======== RECORDED INFORMATION ========

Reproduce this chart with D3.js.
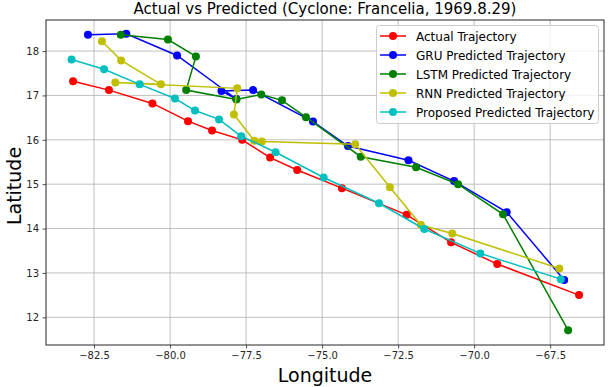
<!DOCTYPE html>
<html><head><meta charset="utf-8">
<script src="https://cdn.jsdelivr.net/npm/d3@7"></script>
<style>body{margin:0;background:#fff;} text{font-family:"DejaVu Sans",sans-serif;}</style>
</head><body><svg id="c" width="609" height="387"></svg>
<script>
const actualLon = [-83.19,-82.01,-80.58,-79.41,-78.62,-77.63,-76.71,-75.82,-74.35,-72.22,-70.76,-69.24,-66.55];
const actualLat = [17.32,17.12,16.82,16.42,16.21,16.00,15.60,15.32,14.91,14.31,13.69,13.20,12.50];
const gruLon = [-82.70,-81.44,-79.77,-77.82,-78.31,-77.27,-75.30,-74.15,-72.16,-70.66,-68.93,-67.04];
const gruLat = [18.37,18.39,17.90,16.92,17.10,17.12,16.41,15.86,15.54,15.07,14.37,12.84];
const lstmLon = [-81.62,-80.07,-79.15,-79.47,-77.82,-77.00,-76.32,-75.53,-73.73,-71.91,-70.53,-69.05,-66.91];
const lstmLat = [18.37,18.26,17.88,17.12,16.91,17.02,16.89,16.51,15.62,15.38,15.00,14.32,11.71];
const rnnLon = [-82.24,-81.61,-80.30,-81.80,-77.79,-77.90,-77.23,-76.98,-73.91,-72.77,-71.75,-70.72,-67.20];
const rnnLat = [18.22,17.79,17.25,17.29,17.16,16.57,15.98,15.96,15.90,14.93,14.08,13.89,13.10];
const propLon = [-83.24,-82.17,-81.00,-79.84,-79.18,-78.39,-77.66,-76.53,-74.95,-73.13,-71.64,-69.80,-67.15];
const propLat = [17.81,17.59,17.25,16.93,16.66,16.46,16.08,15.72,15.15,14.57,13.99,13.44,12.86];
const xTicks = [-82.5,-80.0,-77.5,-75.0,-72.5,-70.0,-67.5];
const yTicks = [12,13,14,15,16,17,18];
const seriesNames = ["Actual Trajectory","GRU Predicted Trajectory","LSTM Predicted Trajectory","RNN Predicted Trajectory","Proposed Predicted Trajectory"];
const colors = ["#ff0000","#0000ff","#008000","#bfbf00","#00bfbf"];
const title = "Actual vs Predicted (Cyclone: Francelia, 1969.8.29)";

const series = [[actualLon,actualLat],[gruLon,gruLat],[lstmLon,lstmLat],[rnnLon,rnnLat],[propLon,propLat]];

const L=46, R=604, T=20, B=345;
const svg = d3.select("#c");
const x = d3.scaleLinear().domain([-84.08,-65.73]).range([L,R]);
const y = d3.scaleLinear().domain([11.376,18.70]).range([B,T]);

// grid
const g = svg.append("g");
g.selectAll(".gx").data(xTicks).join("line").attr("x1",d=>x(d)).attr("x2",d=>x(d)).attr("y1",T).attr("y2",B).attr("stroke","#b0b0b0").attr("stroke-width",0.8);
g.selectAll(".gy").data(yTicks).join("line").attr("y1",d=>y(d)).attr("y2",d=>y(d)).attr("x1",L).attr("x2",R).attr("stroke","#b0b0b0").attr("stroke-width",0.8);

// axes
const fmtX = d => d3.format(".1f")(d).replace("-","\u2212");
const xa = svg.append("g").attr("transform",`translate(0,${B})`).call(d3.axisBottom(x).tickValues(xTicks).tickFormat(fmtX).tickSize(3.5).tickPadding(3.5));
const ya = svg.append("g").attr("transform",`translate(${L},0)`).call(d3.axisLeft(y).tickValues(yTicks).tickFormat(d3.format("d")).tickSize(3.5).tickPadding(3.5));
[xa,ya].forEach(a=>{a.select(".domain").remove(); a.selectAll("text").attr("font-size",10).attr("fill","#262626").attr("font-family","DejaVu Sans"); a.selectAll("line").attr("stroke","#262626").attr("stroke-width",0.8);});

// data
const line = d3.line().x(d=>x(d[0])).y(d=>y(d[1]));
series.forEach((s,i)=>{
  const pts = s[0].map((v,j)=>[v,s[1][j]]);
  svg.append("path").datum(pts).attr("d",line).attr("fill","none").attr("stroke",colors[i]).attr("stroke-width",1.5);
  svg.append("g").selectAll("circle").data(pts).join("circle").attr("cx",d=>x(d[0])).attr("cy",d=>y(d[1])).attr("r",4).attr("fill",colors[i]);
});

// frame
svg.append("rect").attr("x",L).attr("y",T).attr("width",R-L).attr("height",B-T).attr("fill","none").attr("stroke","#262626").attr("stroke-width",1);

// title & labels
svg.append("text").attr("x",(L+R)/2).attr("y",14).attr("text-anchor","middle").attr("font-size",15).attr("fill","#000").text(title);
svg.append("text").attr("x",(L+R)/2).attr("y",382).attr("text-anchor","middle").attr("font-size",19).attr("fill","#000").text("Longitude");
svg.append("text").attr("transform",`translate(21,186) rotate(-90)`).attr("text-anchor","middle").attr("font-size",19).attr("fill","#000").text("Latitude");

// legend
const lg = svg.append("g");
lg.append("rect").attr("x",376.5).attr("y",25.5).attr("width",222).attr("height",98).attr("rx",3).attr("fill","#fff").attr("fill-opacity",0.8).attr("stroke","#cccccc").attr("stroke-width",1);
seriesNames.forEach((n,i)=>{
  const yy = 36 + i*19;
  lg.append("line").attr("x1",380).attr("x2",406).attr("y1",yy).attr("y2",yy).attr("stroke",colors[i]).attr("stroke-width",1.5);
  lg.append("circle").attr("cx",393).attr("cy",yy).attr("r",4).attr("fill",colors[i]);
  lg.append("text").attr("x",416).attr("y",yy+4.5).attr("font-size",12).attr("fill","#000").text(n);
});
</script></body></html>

========

SET EXERCISE: Skip the pictures, please, and transcribe only the lines from the beginning of the material through the one that contains "const y = d3.scaleLinear().domain([11.376,18.70]).range([B,T]);".

THE REPLY:
Reproduce this chart with D3.js.
<!DOCTYPE html>
<html><head><meta charset="utf-8">
<script src="https://cdn.jsdelivr.net/npm/d3@7"></script>
<style>body{margin:0;background:#fff;} text{font-family:"DejaVu Sans",sans-serif;}</style>
</head><body><svg id="c" width="609" height="387"></svg>
<script>
const actualLon = [-83.19,-82.01,-80.58,-79.41,-78.62,-77.63,-76.71,-75.82,-74.35,-72.22,-70.76,-69.24,-66.55];
const actualLat = [17.32,17.12,16.82,16.42,16.21,16.00,15.60,15.32,14.91,14.31,13.69,13.20,12.50];
const gruLon = [-82.70,-81.44,-79.77,-77.82,-78.31,-77.27,-75.30,-74.15,-72.16,-70.66,-68.93,-67.04];
const gruLat = [18.37,18.39,17.90,16.92,17.10,17.12,16.41,15.86,15.54,15.07,14.37,12.84];
const lstmLon = [-81.62,-80.07,-79.15,-79.47,-77.82,-77.00,-76.32,-75.53,-73.73,-71.91,-70.53,-69.05,-66.91];
const lstmLat = [18.37,18.26,17.88,17.12,16.91,17.02,16.89,16.51,15.62,15.38,15.00,14.32,11.71];
const rnnLon = [-82.24,-81.61,-80.30,-81.80,-77.79,-77.90,-77.23,-76.98,-73.91,-72.77,-71.75,-70.72,-67.20];
const rnnLat = [18.22,17.79,17.25,17.29,17.16,16.57,15.98,15.96,15.90,14.93,14.08,13.89,13.10];
const propLon = [-83.24,-82.17,-81.00,-79.84,-79.18,-78.39,-77.66,-76.53,-74.95,-73.13,-71.64,-69.80,-67.15];
const propLat = [17.81,17.59,17.25,16.93,16.66,16.46,16.08,15.72,15.15,14.57,13.99,13.44,12.86];
const xTicks = [-82.5,-80.0,-77.5,-75.0,-72.5,-70.0,-67.5];
const yTicks = [12,13,14,15,16,17,18];
const seriesNames = ["Actual Trajectory","GRU Predicted Trajectory","LSTM Predicted Trajectory","RNN Predicted Trajectory","Proposed Predicted Trajectory"];
const colors = ["#ff0000","#0000ff","#008000","#bfbf00","#00bfbf"];
const title = "Actual vs Predicted (Cyclone: Francelia, 1969.8.29)";

const series = [[actualLon,actualLat],[gruLon,gruLat],[lstmLon,lstmLat],[rnnLon,rnnLat],[propLon,propLat]];

const L=46, R=604, T=20, B=345;
const svg = d3.select("#c");
const x = d3.scaleLinear().domain([-84.08,-65.73]).range([L,R]);
const y = d3.scaleLinear().domain([11.376,18.70]).range([B,T]);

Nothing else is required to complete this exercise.